Kumble: an oasis in the desert

IT is very rare to be part of a Test match that saw so much and produced so little in the end. As an entertainment sport, cricket needs to compete and long, tedious draws are like self-indulgent essays; the authors feel important, the readers couldn't care.

If the pitch at Guyana needed to be dug up, the square at Antigua needs a few mines. When you have two teams that only have hardworking rather than extraordinary, bowlers, competing against the pitch and against the batsmen is like climbing a mountain without oxygen. It is unfair and it is wrong.

It was left to individuals then to leave memories behind and by an unparalleled display of commitment, Anil Kumble left his footprints behind in Antigua.

When they dig up the pitch here, they should lift those footprints with care and keep them as a reminder of what great sportsmen can do when they want to compete.

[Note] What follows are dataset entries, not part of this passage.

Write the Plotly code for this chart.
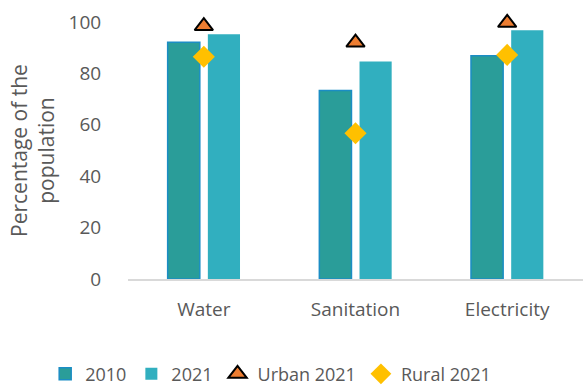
import plotly.graph_objects as go

# Access to basic services, share of the population (%)
categories = ["Water", "Sanitation", "Electricity"]
share_2010 = [92.1, 73.3, 86.9]
share_2021 = [95.2, 84.6, 96.8]
urban_2021 = [98.4, 92.0, 99.7]
rural_2021 = [86.5, 56.7, 87.2]
y_ticks = [0, 20, 40, 60, 80, 100]

FONT = "Open Sans, sans-serif"
GREY = "#595959"

fig = go.Figure()
fig.add_trace(go.Bar(
    x=categories, y=share_2010, name="2010",
    marker=dict(color="#2A9D99", line=dict(color="#1B8DC4", width=1.5)),
))
fig.add_trace(go.Bar(
    x=categories, y=share_2021, name="2021",
    marker=dict(color="#31AFBF", line=dict(color="#31AFBF", width=0)),
))
fig.add_trace(go.Scatter(
    x=categories, y=urban_2021, name="Urban 2021", mode="markers",
    marker=dict(symbol="triangle-up", size=16, color="#ED7D31",
                line=dict(color="#000000", width=2)),
    cliponaxis=False,
))
fig.add_trace(go.Scatter(
    x=categories, y=rural_2021, name="Rural 2021", mode="markers",
    marker=dict(symbol="diamond", size=17, color="#FFC000",
                line=dict(width=0)),
    cliponaxis=False,
))

fig.update_layout(
    width=583, height=385,
    margin=dict(l=128, r=0, t=22, b=106, autoexpand=False),
    paper_bgcolor="white", plot_bgcolor="white",
    font=dict(family=FONT, size=19, color=GREY),
    barmode="group", bargap=0.47, bargroupgap=0.2,
    showlegend=True,
    legend=dict(orientation="h", x=-0.182, xanchor="left",
                y=-0.37, yanchor="middle",
                font=dict(size=18, color=GREY),
                itemwidth=30, tracegroupgap=0, bgcolor="rgba(0,0,0,0)"),
    xaxis=dict(showgrid=False, showline=True, linecolor="#D9D9D9",
               linewidth=1.5, ticks="outside", ticklen=12,
               tickcolor="rgba(0,0,0,0)", tickfont=dict(size=19, color=GREY),
               zeroline=False),
    yaxis=dict(range=[0, 100], tickvals=y_ticks, showgrid=False,
               showline=False, zeroline=False, ticks="outside", ticklen=22,
               tickcolor="rgba(0,0,0,0)", tickfont=dict(size=19, color=GREY)),
    annotations=[dict(
        text="Percentage of the<br>population", textangle=-90,
        xref="paper", yref="paper", x=-0.21, y=0.5,
        xanchor="center", yanchor="middle", showarrow=False,
        font=dict(size=21, color=GREY),
    )],
)

fig.write_html("out.html")
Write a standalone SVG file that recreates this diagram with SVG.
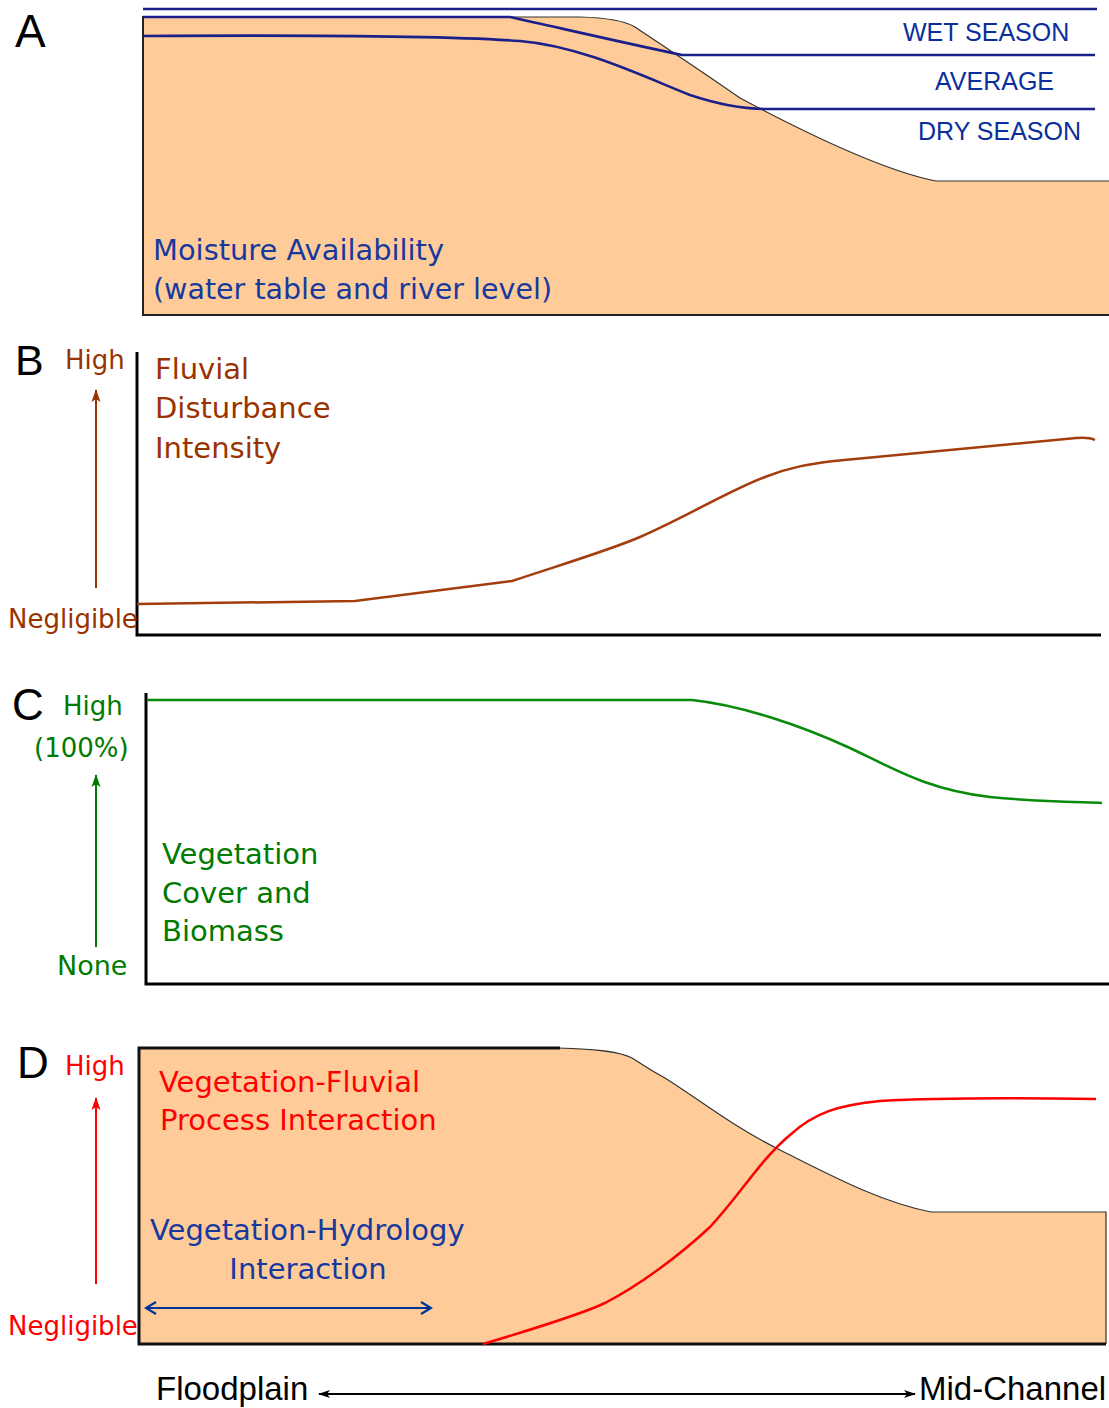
<svg xmlns="http://www.w3.org/2000/svg" width="1109" height="1408" viewBox="0 0 1109 1408">
<style>
.lt{font-family:"Liberation Sans",Arial,sans-serif}
.dv{font-family:"DejaVu Sans",Verdana,sans-serif}
.let{font-size:44px;fill:#000}
.wl{fill:none;stroke:#1a1f8a;stroke-width:2.6}
.ax{fill:none;stroke:#000;stroke-width:3}
.brown{fill:#993300}
.green{fill:#007A00}
.red{fill:#FF0000}
.blue{fill:#17399E}
.tan{fill:#FFCC99}
</style>
<defs>
<marker id="hBrown" markerWidth="13" markerHeight="12" refX="12" refY="6" orient="auto" markerUnits="userSpaceOnUse"><path d="M0,1.5 L13,6 L0,10.5 L3,6 Z" fill="#993300"/></marker>
<marker id="hGreen" markerWidth="13" markerHeight="12" refX="12" refY="6" orient="auto" markerUnits="userSpaceOnUse"><path d="M0,1.5 L13,6 L0,10.5 L3,6 Z" fill="#007A00"/></marker>
<marker id="hRed" markerWidth="13" markerHeight="12" refX="12" refY="6" orient="auto" markerUnits="userSpaceOnUse"><path d="M0,1.5 L13,6 L0,10.5 L3,6 Z" fill="#FF0000"/></marker>
<marker id="hBlack" markerWidth="12" markerHeight="12" refX="11" refY="6" orient="auto-start-reverse" markerUnits="userSpaceOnUse"><path d="M0,2 L12,6 L0,10 L3,6 Z" fill="#000"/></marker>
<marker id="hBlue" markerWidth="14" markerHeight="16" refX="12" refY="8" orient="auto-start-reverse" markerUnits="userSpaceOnUse"><path d="M2,2 L12,8 L2,14" fill="none" stroke="#003399" stroke-width="2.2"/></marker>
</defs>
<rect width="1109" height="1408" fill="#fff"/>

<g id="panelA">
<path class="tan" d="M143,17 L580,17 Q620,18 635,27 C650,37 700,70 740,98 C800,130 880,170 936,181 L1109,181 L1109,315 L143,315 Z"/>
<path d="M505,17 L580,17 Q620,18 635,27 C650,37 700,70 740,98 C800,130 880,170 936,181 L1109,181" fill="none" stroke="#333" stroke-width="1.2"/>
<path d="M143,16 L143,315 L1109,315" fill="none" stroke="#222" stroke-width="2"/>
<path class="wl" d="M143,9 L1097,9"/>
<path class="wl" d="M143,17 L510,17 C560,28 620,42 682,55 L1095,55"/>
<path class="wl" d="M143,36 C300,35 450,36 520,41 C580,46 640,75 690,95 C720,105 745,109 767,109 L1095,109"/>
<text class="lt let" x="15" y="47" style="font-size:46px">A</text>
<text class="lt" x="903" y="41" font-size="25" fill="#0a2f9c">WET SEASON</text>
<text class="lt" x="935" y="90" font-size="25" fill="#0a2f9c">AVERAGE</text>
<text class="lt" x="918" y="140" font-size="25" fill="#0a2f9c">DRY SEASON</text>
<text class="dv blue" x="153" y="260" font-size="28.5" textLength="291" lengthAdjust="spacingAndGlyphs">Moisture Availability</text>
<text class="dv blue" x="153" y="299" font-size="28.5">(water table and river level)</text>
</g>

<g id="panelB">
<path class="ax" d="M137,352 L137,635 L1101,635"/>
<path d="M137,604 L355,601 L512,581 C560,565 610,550 640,537 C690,515 730,490 765,477 C790,467 810,464 834,461 L1076,438 C1088,437 1093,439 1095,440" fill="none" stroke="#A33D0D" stroke-width="2.5"/>
<text class="lt let" x="15" y="375" style="font-size:43px">B</text>
<text class="dv brown" x="65" y="369" font-size="26">High</text>
<text class="dv brown" x="8" y="628" font-size="26">Negligible</text>
<text class="dv brown" x="155" y="379" font-size="29">Fluvial</text>
<text class="dv brown" x="155" y="418" font-size="29">Disturbance</text>
<text class="dv brown" x="155" y="458" font-size="29">Intensity</text>
</g>

<g id="panelC">
<path class="ax" d="M146,693 L146,984 L1109,984"/>
<path d="M147,700 L692,700 C740,705 800,725 850,748 C900,772 930,790 990,797 C1040,802 1080,802 1102,803" fill="none" stroke="#0A8A0A" stroke-width="2.5"/>
<text class="lt let" x="12" y="720">C</text>
<text class="dv green" x="63" y="715" font-size="26">High</text>
<text class="dv green" x="34" y="757" font-size="26">(100%)</text>
<text class="dv green" x="57" y="975" font-size="27">None</text>
<text class="dv green" x="162" y="864" font-size="29">Vegetation</text>
<text class="dv green" x="162" y="903" font-size="29">Cover and</text>
<text class="dv green" x="162" y="941" font-size="29">Biomass</text>
</g>

<g id="panelD">
<path class="tan" d="M139,1048 L558,1048 C600,1049 620,1052 632,1058 C645,1066 650,1070 665,1078 C700,1100 730,1125 780,1150 C830,1175 880,1202 931,1212 L1106,1212 L1106,1344 L139,1344 Z"/>
<path d="M558,1048 C600,1049 620,1052 632,1058 C645,1066 650,1070 665,1078 C700,1100 730,1125 780,1150 C830,1175 880,1202 931,1212 L1106,1212 L1106,1344" fill="none" stroke="#333" stroke-width="1.2"/>
<path d="M560,1048 L139,1048 L139,1344 L1106,1344" fill="none" stroke="#111" stroke-width="3"/>
<path d="M483,1344 C530,1330 580,1315 605,1303 C640,1285 680,1255 710,1227 C740,1195 760,1160 790,1135 C815,1112 840,1105 880,1101 C950,1097 1030,1098 1096,1099" fill="none" stroke="#FF0000" stroke-width="2.5"/>
<text class="lt let" x="17" y="1078">D</text>
<text class="dv red" x="65" y="1075" font-size="26">High</text>
<text class="dv red" x="8" y="1335" font-size="26">Negligible</text>
<text class="dv red" x="159" y="1092" font-size="29">Vegetation-Fluvial</text>
<text class="dv red" x="160" y="1130" font-size="29">Process Interaction</text>
<text class="dv blue" x="150" y="1240" font-size="29">Vegetation-Hydrology</text>
<text class="dv blue" x="308" y="1279" font-size="29" text-anchor="middle">Interaction</text>
</g>

<g id="axisLabels">
<text class="lt" x="156" y="1400" font-size="33" fill="#000">Floodplain</text>
<text class="lt" x="919" y="1400" font-size="33" fill="#000">Mid-Channel</text>
</g>

<g id="connectors">
<line x1="96" y1="588" x2="96" y2="390" stroke="#993300" stroke-width="2" marker-end="url(#hBrown)"/>
<line x1="96" y1="947" x2="96" y2="775" stroke="#007A00" stroke-width="2" marker-end="url(#hGreen)"/>
<line x1="96" y1="1284" x2="96" y2="1098" stroke="#FF0000" stroke-width="2" marker-end="url(#hRed)"/>
<line x1="146" y1="1308" x2="431" y2="1308" stroke="#003399" stroke-width="2.2" marker-start="url(#hBlue)" marker-end="url(#hBlue)"/>
<line x1="319" y1="1394" x2="915" y2="1394" stroke="#000" stroke-width="2" marker-start="url(#hBlack)" marker-end="url(#hBlack)"/>
</g>
</svg>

Through a career that has seen huge success and occasional disappointment, the one quality that has never deserted Kumble is the desire to compete. A broken jaw could impede but could not obstruct.

I was on air when Kumble came out and when he pulled off his cap, I had a lump in my throat. As a child I had seen pictures of Rick McCosker coming out to bat with a broken jaw in the Centenary Test of 1977. That was chilling but this was real-life drama. It was as if the whole ground had been lifted by a hurricane of emotions and in all the years that I have watched cricket, I have never seen a ground so completely captive to the bravery of one man. It lifted the side and for an hour after that, on adrenalin and the unparalleled strength of the human spirit, India attacked. A track that was doing little suddenly rose to the occasion, as if anxious to play its part in the rich story that was unfolding in its vicinity. The ball spun, it bounced, it seemed to have a hundred scorpions attached to it. I have no doubt it was the power of the mind and its ability to rise above the inadequacies of the body that produced the dismissal of Brian Lara.

I have had the privilege of knowing Anil Kumble for 12 years now, Sharjah and England in 1990 were our first bold steps in our profession, and I have at all times been struck by the manner in which he can combine humility and aggression. And so, while the sight overwhelmed me, the deed of the man did not surprise me. There is a lot of strength in a quiet man. And they would have felt it in the dressing room when he asked the dentists and the physio to strap his jaw up. He would have done it quietly and with purpose, not with a great show of activity. There is a lot of wisdom in the saying that when your deeds shine through, you need do little else to find glory.

Events such as these don't just lift the side on a ground, they leave deep imprints on young minds around and it was fantastic to see that too. Down by the boundary with Andrew Leipus were Harbhajan Singh and Tinu Yohannan and I saw awe in their eyes. One day they too may be hurt on a cricket ground and when the time comes to decide whether to stay on or to leave the field they will remember what Kumble did in Antigua. And it will help them take a strong but hard decision.

Amidst the whirlpool of feelings, one moment stood out for me and it wasn't one of joy. Having got the wicket of Lara and believing, like all of us, that he should have had Hooper lbw, Kumble conjured up a bat-pad catch for Das at short leg only to hear the dreaded call of no-ball. The agony on the face, the pain of a no-ball worse than the pain of a fracture, was the story of the match for me. We didn't know then, though he did, that 14 overs were all he had to play with and that knowledge would have made the moment even more heart-rending. For a brief moment, the hands went to the eyes, for a briefer moment the faith must have flickered, then he returned to bowl the next ball aware that his was but a small role in a wider canvas.

I believe there is a wider issue here as well. India is not a happy country at the moment, religion and caste tearing it rather than acting as the glue they were meant to. I fear it is leading to a generation to whom being Indian would mean less than being Hindu or Muslim, Brahman or Dalit. To see someone therefore, stand for India was an uplifting thought. It made me feel good about being Indian.

Sometimes we can make our own force, sometimes we can make destiny pause. That was the story of Anil Kumble at Antigua. It was unbelievable watching it unfold, much like a little boy's fantasy coming alive.

It was a dreary Test match. Kumble gave us an oasis in the desert.